>>

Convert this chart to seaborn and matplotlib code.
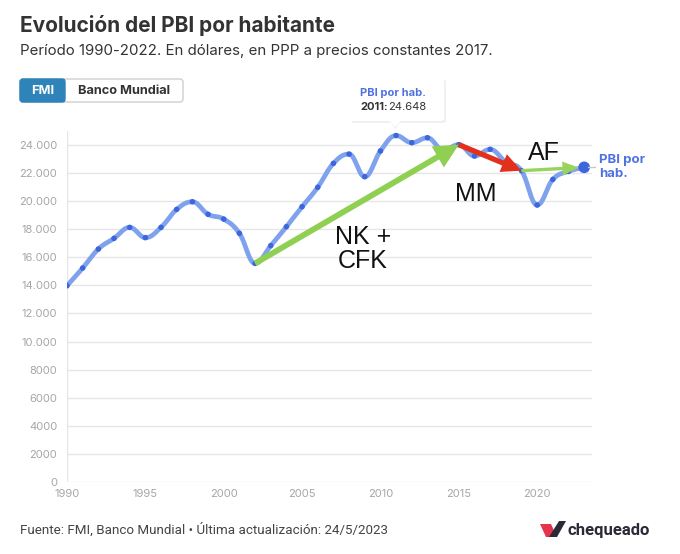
import numpy as np
import pandas as pd
import matplotlib
matplotlib.use("Agg")
import matplotlib.pyplot as plt
import seaborn as sns
from matplotlib.patches import FancyBboxPatch, Polygon, Rectangle

# ---------------- data ----------------
years = list(range(1990, 2024))
pbi = [13973, 15230, 16580, 17340, 18120, 17390, 18120, 19400, 19940, 19050,
       18710, 17700, 15560, 16820, 18170, 19590, 20970, 22670, 23330, 21720,
       23550, 24648, 24140, 24490, 23620, 24000, 23190, 23670, 22760, 22150,
       19710, 21530, 22100, 22390]
yticks = [0, 2000, 4000, 6000, 8000, 10000, 12000, 14000, 16000, 18000, 20000, 22000, 24000]
xticks = [1990, 1995, 2000, 2005, 2010, 2015, 2020]
arrow_periods = [("NK +\nCFK", 2002, 2015), ("MM", 2015, 2019), ("AF", 2019, 2023)]

df = pd.DataFrame({"year": years, "pbi": pbi})


# Highcharts-like spline (display smoothing of the series)
def spline(xs, ys, n=20):
    xs = np.asarray(xs, float); ys = np.asarray(ys, float)
    m = len(xs)
    lc = [(xs[i], ys[i]) for i in range(m)]
    rc = [(xs[i], ys[i]) for i in range(m)]
    s, d = 1.5, 2.5
    for i in range(1, m - 1):
        px, py = xs[i], ys[i]
        lx, ly = xs[i - 1], ys[i - 1]
        nx, ny = xs[i + 1], ys[i + 1]
        lcx = (s * px + lx) / d; lcy = (s * py + ly) / d
        rcx = (s * px + nx) / d; rcy = (s * py + ny) / d
        corr = ((rcy - lcy) * (rcx - px)) / (rcx - lcx) + py - rcy
        lcy += corr; rcy += corr
        if lcy > ly and lcy > py:
            lcy = max(ly, py); rcy = 2 * py - lcy
        elif lcy < ly and lcy < py:
            lcy = min(ly, py); rcy = 2 * py - lcy
        if rcy > ny and rcy > py:
            rcy = max(ny, py); lcy = 2 * py - rcy
        elif rcy < ny and rcy < py:
            rcy = min(ny, py); lcy = 2 * py - rcy
        lc[i] = (lcx, lcy); rc[i] = (rcx, rcy)
    outx, outy = [], []
    t = np.linspace(0, 1, n)
    for i in range(m - 1):
        p0 = np.array([xs[i], ys[i]]); p1 = np.array(rc[i])
        p2 = np.array(lc[i + 1]); p3 = np.array([xs[i + 1], ys[i + 1]])
        b = ((1 - t) ** 3)[:, None] * p0 + (3 * (1 - t) ** 2 * t)[:, None] * p1 + \
            (3 * (1 - t) * t ** 2)[:, None] * p2 + (t ** 3)[:, None] * p3
        outx.extend(b[:, 0]); outy.extend(b[:, 1])
    return np.array(outx), np.array(outy)


sx, sy = spline(df["year"], df["pbi"])
smooth = pd.DataFrame({"x": sx, "y": sy})

# ---------------- style ----------------
sns.set_theme(style="white")
plt.rcParams["font.family"] = ["Inter", "DejaVu Sans"]

W, H = 680, 554
fig = plt.figure(figsize=(W / 100, H / 100), dpi=100)
fig.patch.set_facecolor("white")

ax_left, ax_right, ax_bottom, ax_top = 67, 592, 482.3, 130.6
ax = fig.add_axes([ax_left / W, 1 - ax_bottom / H, (ax_right - ax_left) / W, (ax_bottom - ax_top) / H])
ax.set_xlim(1990, 2023.5)
ax.set_ylim(0, 25000)

for yv in yticks:
    ax.axhline(yv, color="#e6e6e6", lw=1, zorder=0)
ax.axvline(1990, color="#e6e6e6", lw=1, zorder=0)

line_col = "#7fa2ec"
dot_col = "#3d66dd"
sns.lineplot(data=smooth, x="x", y="y", sort=False, estimator=None, ax=ax,
             color=line_col, lw=3.4, zorder=2)
sns.scatterplot(data=df.iloc[:-1], x="year", y="pbi", ax=ax, color=dot_col,
                s=16, edgecolor="none", zorder=3)
sns.scatterplot(data=df.iloc[-1:], x="year", y="pbi", ax=ax, color=dot_col,
                s=70, edgecolor="none", zorder=3)

for s in ax.spines.values():
    s.set_visible(False)
ax.set_xticks(xticks)
ax.set_yticks(yticks)
ax.set_yticklabels([f"{v:,}".replace(",", ".") if v >= 10000 else str(v) for v in yticks])
ax.tick_params(axis="both", length=0, labelsize=8, colors="#a6a6a6")
ax.tick_params(axis="y", pad=7)
ax.tick_params(axis="x", pad=5)
ax.set_xlabel(""); ax.set_ylabel("")

# arrows for periods
val = dict(zip(years, pbi))
styles = {
    "NK +\nCFK": dict(color="#8fd052", style="simple,head_length=1.75,head_width=1.75,tail_width=0.42", ms=10),
    "MM": dict(color="#e2301c", style="simple,head_length=1.5,head_width=1.45,tail_width=0.4", ms=9.5),
    "AF": dict(color="#98d35e", style="simple,head_length=1.45,head_width=1.25,tail_width=0.3", ms=8),
}
for lab, a, b in arrow_periods:
    st = styles[lab]
    ax.annotate("", xy=(b, val[b]), xytext=(a, val[a]),
                arrowprops=dict(arrowstyle=st["style"], color=st["color"],
                                mutation_scale=st["ms"], shrinkA=0,
                                shrinkB=4 if lab == "AF" else 0, lw=0),
                zorder=4)

# ---------------- overlay in pixel coordinates ----------------
ov = fig.add_axes([0, 0, 1, 1], zorder=10)
ov.set_xlim(0, W); ov.set_ylim(H, 0); ov.axis("off"); ov.patch.set_alpha(0)

lbl_font = ["Liberation Sans", "DejaVu Sans"]
ov.text(363, 249, "NK +\nCFK", ha="center", va="center", fontsize=18, family=lbl_font,
        color="#111111", linespacing=1.05)
ov.text(476, 194, "MM", ha="center", va="center", fontsize=18, family=lbl_font, color="#111111")
ov.text(544, 153, "AF", ha="center", va="center", fontsize=18, family=lbl_font, color="#111111")

# end label
ov.plot([588, 595], [167, 167], color="#c8c8c8", lw=1)
ov.text(599, 167, "PBI por\nhab.", ha="left", va="center", fontsize=9.5, fontweight="bold",
        color="#4f72e3", linespacing=1.15)

# title / subtitle
ov.text(20, 25, "Evolución del PBI por habitante", ha="left", va="center",
        fontsize=15, fontweight="bold", color="#333333")
ov.text(20, 51, "Período 1990-2022. En dólares, en PPP a precios constantes 2017.",
        ha="left", va="center", fontsize=10.8, color="#333333")

# buttons
ov.add_patch(FancyBboxPatch((20, 79), 163, 23, boxstyle="round,pad=0,rounding_size=3",
                            fc="white", ec="#cfcfcf", lw=1))
ov.add_patch(FancyBboxPatch((20, 79), 45, 23, boxstyle="round,pad=0,rounding_size=3",
                            fc="#2e84b8", ec="#2e84b8", lw=1))
ov.add_patch(Rectangle((60, 79), 5, 23, fc="#2e84b8", ec="none"))
ov.text(42.5, 90.5, "FMI", ha="center", va="center", fontsize=9.2, fontweight="bold", color="white")
ov.text(124, 90.5, "Banco Mundial", ha="center", va="center", fontsize=9.2, fontweight="bold",
        color="#333333")

# tooltip
ov.add_patch(FancyBboxPatch((351, 79), 95, 44, boxstyle="round,pad=0,rounding_size=3",
                            fc="#000000", ec="none", alpha=0.06))
ov.add_patch(Polygon([(389, 121), (401, 121), (395.5, 129)], closed=True, fc="#000000",
                     ec="none", alpha=0.06))
ov.add_patch(FancyBboxPatch((349, 77), 95, 44, boxstyle="round,pad=0,rounding_size=3",
                            fc="white", ec="none"))
ov.add_patch(Polygon([(388, 120), (402, 120), (395, 127)], closed=True, fc="white", ec="none"))
ov.text(360, 93, "PBI por hab.", ha="left", va="center", fontsize=8, fontweight="bold",
        color="#4f72e3")
ov.text(360, 107, "2011:", ha="left", va="center", fontsize=8, fontweight="bold", color="#333333")
ov.text(388.5, 107, "24.648", ha="left", va="center", fontsize=8, color="#333333")

# footer
ov.text(20, 530, "Fuente: FMI, Banco Mundial • Última actualización: 24/5/2023", ha="left",
        va="center", fontsize=9.6, color="#444444", family=["Roboto", "DejaVu Sans"])
ov.add_patch(Polygon([(540, 524), (551, 524), (557, 537), (546, 537)], closed=True,
                     fc="#e5334b", ec="none"))
ov.add_patch(Polygon([(549, 537), (557, 537), (566, 521), (559, 521)], closed=True,
                     fc="#2b2b38", ec="none"))
ov.text(567, 530, "chequeado", ha="left", va="center", fontsize=12, fontweight="bold",
        color="#2b2b38", family=["Roboto", "DejaVu Sans"])

fig.savefig("out.png", dpi=100)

<<

• [Given exercise]
Read through the lines above and collect those that contain the string "matplotlib".

• [Exercise solution]
Convert this chart to seaborn and matplotlib code.
import matplotlib
matplotlib.use("Agg")
import matplotlib.pyplot as plt
from matplotlib.patches import FancyBboxPatch, Polygon, Rectangle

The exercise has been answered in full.